A isso, Jesus responde de modo categórico: «Em verdade, em verdade vos digo, não foi Moisés quem vos deu o pão que veio do céu. É meu Pai que vos dará o verdadeiro pão do céu, pois o pão de Deus é aquele que desce do céu e dá vida ao mundo» (v. 32-33). A fórmula “em verdade, em verdade” (em grego: ἀμὴν ἀμὴν – amén, amén) sempre introduz um ensinamento solene e irrevogável, um conteúdo de fundamental importância para a comunidade. E a distinção entre Jesus e todos os personagens do Antigo Testamento é muito importante e indispensável para a sobrevivência da comunidade cristã em todos os tempos. Jesus esclarece que, na verdade, até mesmo aquele pão comido no deserto pelos antepassados já era dom de Deus, e não obra de Moisés; e aproveita para apresentar a sua novidade, como o verdadeiro “pão de Deus”, o que continua despertando curiosidade e interesse na multidão que pediu: «Senhor, dá-nos sempre desse pão» (v. 34), assim como a samaritana tinha pedido a água eterna. Ora, os grandes prodígios realizados durante a longa travessia pelo deserto, no contexto do êxodo, eram atribuídos mais a Moisés do que ao próprio Deus, pelo povo. A associação do maná – o pão caído do céu no deserto – a Moisés comprometia sua identificação como prefiguração da Eucaristia, o pão verdadeiro descido do céu porque é o próprio Jesus, na plenitude da sua pessoa. É certo que Deus já tinha dado um pão, o maná, mas o pão verdadeiro que ele tem para dar à humanidade inteira é Jesus. É Deus, o Pai, quem o doa, mas ele é tão parecido com o Pai, que ele mesmo se doa livremente.

Jesus percebeu que o caminho estava preparado para iniciar a sua grande catequese eucarística: «Eu sou o pão da vida. Quem vem a mim não terá mais fome e quem crê em mim nunca mais terá sede» (v. 35). Com a fórmula “Eu sou” (em grego: ἐγώ εἰμι – egô eimí) ele afirma sua condição divina, pois essa é a fórmula clássica de revelação de Deus (Ex 3,6.14). com isso, ele reafirma também a sua superioridade em relação a Moisés. De provedor de pão que alimenta por poucas horas, ele se apresenta como o próprio pão que alimenta para a vida toda. Para a mentalidade semita, o pão significava a própria vida, era símbolo e síntese de todo o necessário para viver. Logo, ao apresentar-se como pão, Jesus se autorrevela fonte de vida em abundância. Aceitar essa revelação implica criar intimidade com ele, deixar-se alimentar pela sua vontade e, consequentemente, ter toda a vida conduzida conforme o seu modo de viver. Aqui está o início do grande discurso eucarístico de Jesus no Quarto Evangelho, o qual será continuado na liturgia dos próximos domingos. A verdadeira explicação do sinal da partilha dos pães começa aqui. É interessante recordar que, apesar de ser o sinal (milagre) mais recordado, pois é narrado seis vezes, o sinal da partilha dos pães é o mais incompreendido. Por isso, João dá a palavra a Jesus para explicá-lo com um longo discurso, o qual será distribuído na liturgia dos próximos três domingos.
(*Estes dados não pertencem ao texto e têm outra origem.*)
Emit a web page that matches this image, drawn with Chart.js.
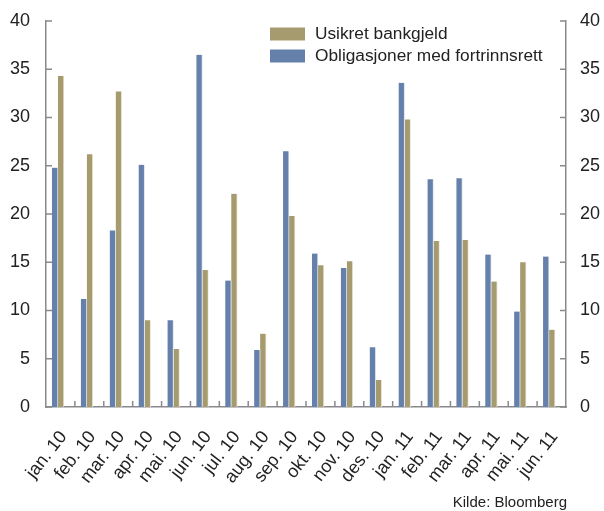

Impressiona a pedagogia de Jesus: de uma realidade material e efêmera, o pão partilhado que alimentou a multidão, ele eleva o seu a multidão ao conhecimento de algo muito mais profundo, que é o dom da sua pessoa como enviado do Pai para, nele, o mundo todo ter vida em abundância. Para isso, a comunidade deve tê-lo como único centro e referência a ser seguida. Se a eucaristia dominical, e até diária, não leva a essa centralidade, não passa de uma versão nova do maná comido pelos antigos israelitas no deserto. A eucaristia alimenta para a vida eterna quando seus partícipes aderem à maneira de viver de Jesus. Para concluir, é importante salientar que a catequese eucarística de Jesus no Evangelho de João não é uma relativização da fome de pão material; tanto é que ela vem depois do sinal da partilha (multiplicação). Como necessidade urgente e concreta, o problema da fome foi resolvido primeiro; depois veio a catequese. Isso só reforça que a práxis de Jesus era marcada pelo “fazer e ensinar”, como deve ser na vida da comunidade cristã.